Let $A>0$. If $f$ satisfies the differential inequality $f^{\prime\prime}(t)+f(t)≥A$, and $y$ is the solution to the ODE $y^{\prime\prime}(t)+y(t)=A$ with $y(0)=f(0)$ and $y^{\prime}(0)=f^{\prime}(0)$, then \begin{equation}\label{GP} \begin{cases} f(t)\leq y(t) \quad \text{for all $t<0$}\\ f(t)\geq y(t) \quad \text{for all $t>0$}. \end{cases} \end{equation}
Question: How can I prove this result?
On
Starting from $g''+g\ge 0$, which had been shown by @WW1 and @amsmath.
The roots of characteristic equation of corresponding equation are $\lambda_\pm \pm i$, thus the inequality can be rearranged by \begin{equation} g''-\lambda_- g' - \lambda_+ (g'-\lambda_- g)\ge 0 \end{equation} Then by defining $G=g'-\lambda_- g$, we obtain \begin{equation} G'-\lambda_+ G\ge 0\to \frac{d}{d x}(e^{-x\lambda_+}G)\ge0 \end{equation} which gives \begin{equation} G\ge G(0)e^{x\lambda_+},\qquad G(0)=g'(0)-\lambda_- g(0) \end{equation} namely, $G(0)$ depends on initial conditions. Now we shall solve \begin{equation} g'-\lambda_- g \ge G(0)e^{x\lambda_+}\to \frac{d}{d x}(e^{-x\lambda_-}g)\ge G(0)e^{x(\lambda_+-\lambda_-)} \end{equation} which gives \begin{equation} g\ge \frac{G(0)}{\lambda_+-\lambda_-} (e^{x\lambda_+}-e^{x \lambda_-}) =G(0) \sin(x). \end{equation} Therefore we arrive at \begin{equation} f\ge G(0) \sin(x)+y,\qquad y=A +[f(0) -A]\cos(x)+f'(0)\sin(x) \end{equation} This should be the final answer.

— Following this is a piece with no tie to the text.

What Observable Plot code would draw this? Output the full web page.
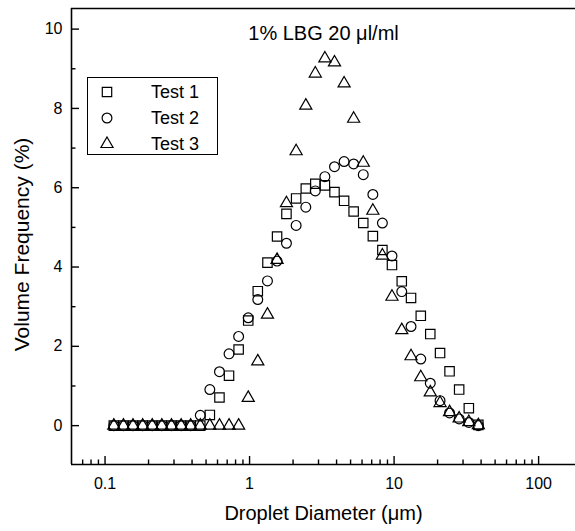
<!DOCTYPE html>
<html>
<head>
<meta charset="utf-8">
<script src="https://cdn.jsdelivr.net/npm/d3@7"></script>
<script src="https://cdn.jsdelivr.net/npm/@observablehq/plot@0.6"></script>
<style>
  html, body { margin: 0; padding: 0; background: #fff; }
  #wrap { position: relative; width: 575px; height: 531px; font-family: "Liberation Sans", Arial, sans-serif; }
  #legend { position: absolute; left: 87px; top: 77px; width: 129px; height: 76px; border: 1px solid #000; background: #fff; }
  #legend .row { position: absolute; left: 0; height: 26px; display: flex; align-items: center; font-size: 18px; color: #000; }
  #legend svg { margin-left: 12px; margin-right: 37px; overflow: visible; }
</style>
</head>
<body>
<div id="wrap"></div>
<script>
// ---- data ----
const diameters = [0.115, 0.134, 0.156, 0.182, 0.212, 0.247, 0.288, 0.336, 0.391, 0.456,
  0.531, 0.619, 0.721, 0.840, 0.979, 1.14, 1.33, 1.55, 1.80, 2.10,
  2.45, 2.85, 3.32, 3.87, 4.51, 5.25, 6.12, 7.13, 8.30, 9.67,
  11.3, 13.1, 15.3, 17.8, 20.8, 24.2, 28.2, 32.9, 38.3];
const test1 = [0, 0, 0, 0, 0, 0, 0, 0, 0, 0,
  0.27, 0.71, 1.26, 1.92, 2.65, 3.39, 4.11, 4.77, 5.34, 5.73,
  5.98, 6.10, 6.06, 5.89, 5.67, 5.40, 5.11, 4.78, 4.43, 4.05,
  3.64, 3.22, 2.77, 2.31, 1.83, 1.37, 0.91, 0.44, 0.02];
const test2 = [0, 0, 0, 0, 0, 0, 0, 0, 0, 0.26,
  0.91, 1.36, 1.81, 2.25, 2.72, 3.18, 3.65, 4.15, 4.60, 5.05,
  5.51, 5.92, 6.28, 6.53, 6.66, 6.60, 6.33, 5.83, 5.11, 4.28,
  3.38, 2.50, 1.68, 1.07, 0.63, 0.32, 0.17, 0.08, 0.0];
const test3 = [0, 0, 0, 0, 0, 0, 0, 0, 0, 0,
  0, 0, 0, 0, 0.70, 1.62, 2.80, 4.18, 5.61, 6.92,
  8.07, 8.88, 9.26, 9.16, 8.63, 7.74, 6.63, 5.42, 4.29, 3.25,
  2.41, 1.75, 1.22, 0.84, 0.57, 0.34, 0.18, 0.09, 0.01];
const seriesNames = ["Test 1", "Test 2", "Test 3"];
const seriesSymbols = ["square", "circle", "triangle"];
const xMajorTicks = [0.1, 1, 10, 100];
const xMinorTicks = [0.07, 0.08, 0.09, 0.2, 0.3, 0.4, 0.5, 0.6, 0.7, 0.8, 0.9,
  2, 3, 4, 5, 6, 7, 8, 9, 20, 30, 40, 50, 60, 70, 80, 90];
const yMajorTicks = [0, 2, 4, 6, 8, 10];
const yMinorTicks = [1, 3, 5, 7, 9];
const title = "1% LBG 20 \u03bcl/ml";
const xLabel = "Droplet Diameter (\u03bcm)";
const yLabel = "Volume Frequency (%)";

const xDomain = [0.0586, 180];
const yDomain = [-0.98, 10.52];

const W = 575, H = 531, mL = 71, mR = 0, mT = 8, mB = 67;
const innerW = W - mL - mR, innerH = H - mT - mB;

const allSeries = [test1, test2, test3];
const rows = allSeries.map((vals, k) => diameters.map((d, i) => ({d, v: vals[i], s: seriesNames[k]})));
const symbolR = [5.3, 4.9, 4.5];

const font = "Liberation Sans, Arial, sans-serif";

const chart = Plot.plot({
  width: W, height: H,
  marginLeft: mL, marginRight: mR, marginTop: mT, marginBottom: mB,
  style: {fontFamily: font, background: "white", color: "black", overflow: "visible"},
  x: {type: "log", domain: xDomain},
  y: {domain: yDomain},
  marks: [
    // frame (left, bottom, top)
    Plot.ruleX([xDomain[0]], {stroke: "black", strokeWidth: 1.6}),
    Plot.ruleY([yDomain[0]], {stroke: "black", strokeWidth: 1.6}),
    Plot.ruleY([yDomain[1]], {stroke: "black", strokeWidth: 1.6}),
    // inward ticks
    Plot.tickX(xMajorTicks, {x: d => d, insetTop: innerH - 8, stroke: "black", strokeWidth: 1.4}),
    Plot.tickX(xMinorTicks, {x: d => d, insetTop: innerH - 4.5, stroke: "black", strokeWidth: 1.4}),
    Plot.tickY(yMajorTicks, {y: d => d, insetRight: innerW - 8, stroke: "black", strokeWidth: 1.4}),
    Plot.tickY(yMinorTicks, {y: d => d, insetRight: innerW - 4.5, stroke: "black", strokeWidth: 1.4}),
    // tick labels
    Plot.axisX({ticks: xMajorTicks, tickSize: 0, tickPadding: 13, fontSize: 16, label: null, tickFormat: d => String(d)}),
    Plot.axisY({ticks: yMajorTicks, tickSize: 0, tickPadding: 9, fontSize: 16, label: null, tickFormat: d => String(d)}),
    // axis titles and chart title
    Plot.text([xLabel], {text: d => d, frameAnchor: "bottom", dy: 55, fontSize: 20, fill: "black"}),
    Plot.text([yLabel], {text: d => d, frameAnchor: "left", textAnchor: "middle", lineAnchor: "middle",
      dx: -49, dy: 8, rotate: -90, fontSize: 21, fill: "black"}),
    Plot.text([title], {text: d => d, frameAnchor: "top", dy: 17, fontSize: 20, fill: "black"}),
    // data
    ...rows.map((data, k) => Plot.dot(data, {
      x: "d", y: "v", symbol: seriesSymbols[k], r: symbolR[k],
      stroke: "black", fill: "none", strokeWidth: 1.2
    }))
  ]
});

const wrap = document.getElementById("wrap");
wrap.appendChild(chart);

// legend
const legend = document.createElement("div");
legend.id = "legend";
const d3Symbols = [d3.symbolSquare, d3.symbolCircle, d3.symbolTriangle];
seriesNames.forEach((name, k) => {
  const row = document.createElement("div");
  row.className = "row";
  row.style.top = (1 + k * 26) + "px";
  const sym = d3.create("svg").attr("width", 14).attr("height", 14);
  sym.append("path")
    .attr("transform", "translate(7,7)")
    .attr("d", d3.symbol(d3Symbols[k], Math.PI * symbolR[k] * symbolR[k])())
    .attr("fill", "none").attr("stroke", "black").attr("stroke-width", 1.2);
  row.appendChild(sym.node());
  const t = document.createElement("span");
  t.textContent = name;
  row.appendChild(t);
  legend.appendChild(row);
});
wrap.appendChild(legend);
</script>
</body>
</html>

I don't think the result is true...
The general solution for the function $y(t)$ is $$y(t)=C_1\sin(t) + C_2 \cos(t) +A$$
Let $$g(t) \equiv f(t)-y(t)$$ Then we have $$ g''(t)+g(t) \ge 0 $$ with initial conditions $$ g(0)=g'(0)=0 $$
if $f(t) $ was a function satisfying $$ f''(t)+f(t)=A+B $$ for some $B\ge 0$
Then its general solution would be $$f(t)=C_3\sin(t) + C_4 \cos(t) +A+B$$
So that $$g(t) = (C_3-C_1)\sin(t) + (C_4 -C_2)\cos(t) +B $$
$$ g'(0)=0 \implies C_3-C_1=0 $$
$$ g(0)=0 \implies C_4-C_2=B $$
So
$$ g(t)=B \Big( 1+cos(t) \Big)$$
Notice that $g(t)\ge 0$ so that $$ f(t) \ge y(t) $$
for all $t$.